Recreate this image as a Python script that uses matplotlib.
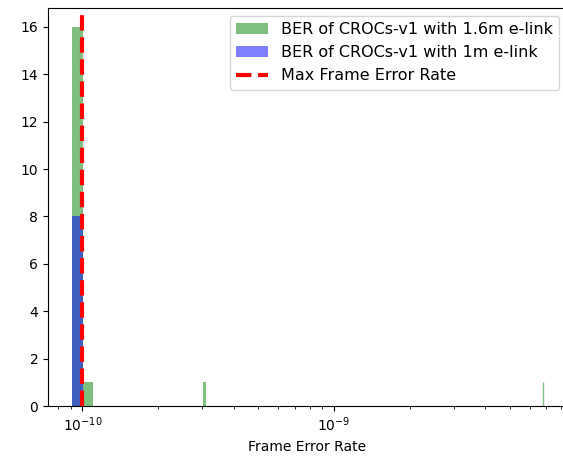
import numpy as np
import matplotlib
matplotlib.use("Agg")
import matplotlib.pyplot as plt

# histogram contents (bin centre, count)
green_centers = [0.955e-10, 1.055e-10, 3.055e-10, 6.8055e-9]
green_counts = [16, 1, 1, 1]
blue_centers = [0.955e-10]
blue_counts = [8]
max_fer = 1e-10

green_label = "BER of CROCs-v1 with 1.6m e-link"
blue_label = "BER of CROCs-v1 with 1m e-link"
line_label = "Max Frame Error Rate"

# linear bins of width 1e-11
bins = np.linspace(0.905e-10, 6.8105e-9, 673)

fig = plt.figure(figsize = (5.63, 4.57), dpi = 100)
# the reference is cropped on the right, so the axes run past the figure edge
ax = fig.add_axes([48 / 563, 51 / 457, 519 / 563, 398 / 457])

_, _, green_patches = ax.hist(green_centers, bins = bins, weights = green_counts,
                              color = 'green', alpha = 0.5, label = green_label)
ax.hist(blue_centers, bins = bins, weights = blue_counts, color = 'blue', alpha = 0.5, label = blue_label)
ax.axvline(x = max_fer, color = 'red', linestyle = '--', linewidth = 3, label = line_label)

# bars far right are thinner than a pixel on the log axis, outline them so they show
for p in green_patches:
    if p.get_height() > 0 and p.get_x() > 1e-9:
        p.set_edgecolor('green')
        p.set_linewidth(1.0)

ax.set_xscale('log')
ax.set_xticks([1e-10, 1e-9])
ax.set_xlabel('Frame Error Rate')
ax.set_yticks([0, 2, 4, 6, 8, 10, 12, 14, 16])
ax.legend(loc = 'upper right', fontsize = 11.5)

fig.savefig('out.png', dpi = 100)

☆ ☆ ☆

= EXERCISE BRIEF =
Every line that holds the word "matplotlib" should be extracted.

= OUTPUT OF THE EXERCISE =
Recreate this image as a Python script that uses matplotlib.
import matplotlib
matplotlib.use("Agg")
import matplotlib.pyplot as plt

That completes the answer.